FOR IMMEDIATE RELEASE
Wednesday, Nov. 30, 2005
Contact:
Dave Wellman, Director of Communications, (304) 696-7153
 

Knight Foundation awards grant
to Marshall University School of Journalism and Mass Communications

HUNTINGTON, W.Va. – The John S. and James L. Knight Foundation has awarded the Marshall University W. Page Pitt School of Journalism and Mass Communications a $167,000 grant to help journalists improve coverage of nonprofit organizations.

The grant means that The Fourth Estate and The Third Sector, the only national training program of its kind for journalists who cover nonprofits, is moving to Marshall University after four years at the University of Mississippi. It also expands the program’s outreach to Washington and the northeast.

Burnis R. Morris, Marshall’s Carter G. Woodson Professor, created the program in 2001 as a member of the journalism faculty at Mississippi. Knight Foundation transferred the grant to Marshall after Morris joined the school’s permanent faculty this semester.

“Nonprofits are important engines of community life in every U.S. city and town,” said Alberto Ibarguen, president and CEO of Knight Foundation. “This program has done much to expose U.S. journalists to important issues, stories, trends and sources.”

Marshall President Stephen Kopp said, “Marshall University is very pleased to have this important program and grant from the Knight Foundation moved to Marshall’s School of Journalism and Mass Communications. This signals a new level of service and recognition that the School of Journalism has assumed. Students, faculty and professionals in the field of journalism will experience the impact of this initiative.”

Dean Corley Dennison described the grant as “a major initiative for the School of Journalism and Mass Communications.”

“I believe this is the first significant Knight Foundation Grant to be awarded in West Virginia, and it is quite appropriate since John S. Knight, one of the giants of 20th century journalism, was born in Bluefield, W. Va., in 1894,” Dennison said.

The Fourth Estate and the Third Sector is an outgrowth of Morris’s work involving nonprofits and journalism. From 1993 to 1997, he helped Independent Sector, a Washington-based national leadership forum, hold conferences at five journalism schools on improving news coverage of the tax-exempt community. He also wrote two books offering journalists advice on coverage.

After he joined the University of Mississippi faculty in 1998, Morris proposed a national training program that would be based at Mississippi and funded by Knight. The first of the Knight training programs was held in 2002.

Morris, a former reporter and editor, said he “wants journalists to think of nonprofits as a serious beat – the way they think about politics, business and government. I want them to cover the nonprofit community as aggressively as they cover other important beats.

“I don’t want anyone to attend a fundraiser for a charity and take pictures of rich people drinking wine and eating brie, and think they’ve covered a charity. I want journalists to realize they have a lot more work to do.”

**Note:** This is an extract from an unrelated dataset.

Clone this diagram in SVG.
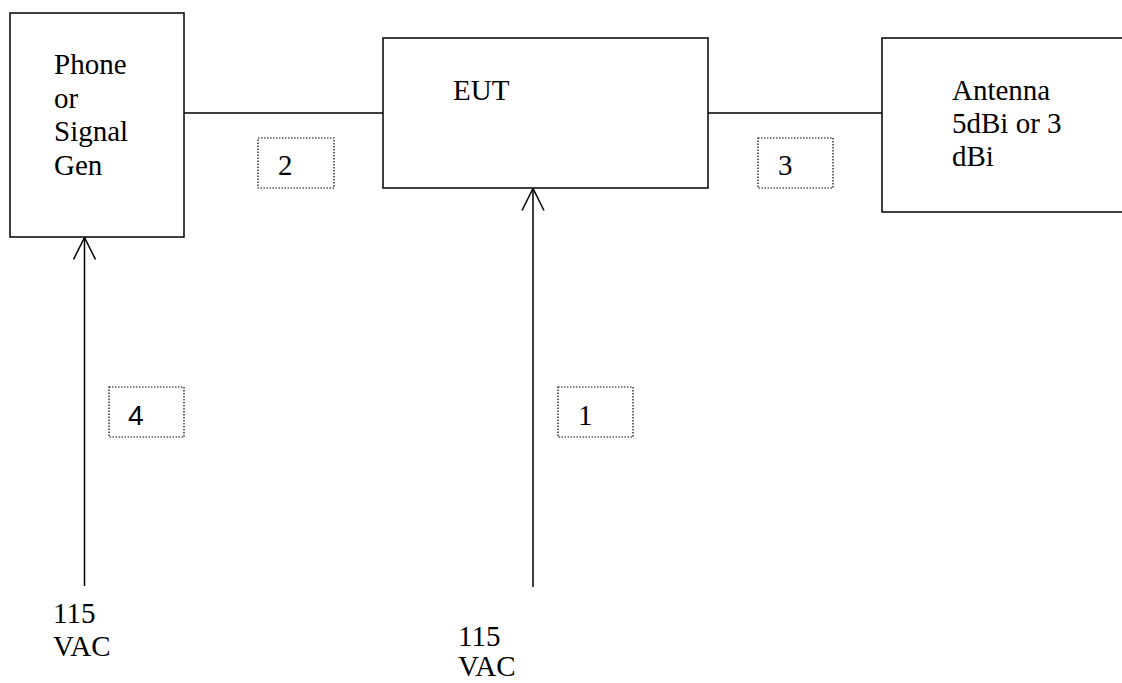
<svg xmlns="http://www.w3.org/2000/svg" width="1122" height="683" viewBox="0 0 1122 683">
<style>
.box{fill:#fff;stroke:#000;stroke-width:1.5}
.tag{fill:none;stroke:#000;stroke-width:1.2;stroke-dasharray:1.5 1.5}
.wire{stroke:#000;stroke-width:1.5;fill:none}
.t{font-family:"Liberation Serif","Times New Roman",serif;font-size:29px;fill:#000}
.s{font-family:"Liberation Sans",Arial,sans-serif;font-size:28px;fill:#000}
</style>
<defs>
<marker id="arr" viewBox="-24 -13 26 26" refX="0" refY="0" markerWidth="26" markerHeight="26" markerUnits="userSpaceOnUse" orient="auto" overflow="visible">
<path d="M-22,-11 L0,0 L-22,11" fill="none" stroke="#000" stroke-width="1.5"/>
</marker>
</defs>
<rect width="1122" height="683" fill="#fff"/>
<g id="connectors">
<line class="wire" x1="184" y1="113" x2="383" y2="113"/>
<line class="wire" x1="708" y1="113" x2="882" y2="113"/>
<line class="wire" x1="84.5" y1="586" x2="84.5" y2="237.5" marker-end="url(#arr)"/>
<line class="wire" x1="533" y1="587" x2="533" y2="188.5" marker-end="url(#arr)"/>
</g>
<g id="phone">
<rect class="box" x="10" y="13" width="174" height="224"/>
<text class="t" x="54" y="74">Phone</text>
<text class="t" x="54" y="108">or</text>
<text class="t" x="54" y="141">Signal</text>
<text class="t" x="54" y="175">Gen</text>
</g>
<g id="eut">
<rect class="box" x="383" y="38" width="325" height="150"/>
<text class="t" x="453" y="100">EUT</text>
</g>
<g id="antenna">
<rect class="box" x="882" y="38" width="260" height="174"/>
<text class="t" x="952" y="100">Antenna</text>
<text class="t" x="952" y="133">5dBi or 3</text>
<text class="t" x="952" y="166">dBi</text>
</g>
<g id="label2">
<rect class="tag" x="258" y="138" width="76" height="50"/>
<text class="t" x="278" y="175">2</text>
</g>
<g id="label3">
<rect class="tag" x="758" y="138" width="75" height="50"/>
<text class="t" x="778" y="175">3</text>
</g>
<g id="label4">
<rect class="tag" x="109" y="387" width="75" height="50"/>
<text class="s" x="128" y="425">4</text>
</g>
<g id="label1">
<rect class="tag" x="558" y="387" width="75" height="50"/>
<text class="t" x="578" y="425">1</text>
</g>
<g id="power-left">
<text class="t" x="53" y="623">115</text>
<text class="t" x="53" y="656">VAC</text>
</g>
<g id="power-right">
<text class="t" x="458" y="646">115</text>
<text class="t" x="458" y="676">VAC</text>
</g>
</svg>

At Marshall, Morris will direct a program for 20 journalism fellows who will study nonprofits and journalism at Marshall next May 17-21. The fellows, selected from nominations by practicing journalists, will study such topics as philanthropy, accountability, tax rules, politics, fundraising and reading and understanding financial data.

Morris also will conduct a one-day conference for journalists on Thursday, Dec. 8 in Washington. That conference will help journalists identify the major issues confronting nonprofits in 2006. A similar program will be held in March at The Record in Hackensack, N.J., for Northeastern journalists.

The John S. and James L. Knight Foundation promotes excellence in journalism worldwide and invests in the vitality of 26 U.S. communities. Over the past 50 years, the foundation has invested nearly $250 million in journalism initiatives.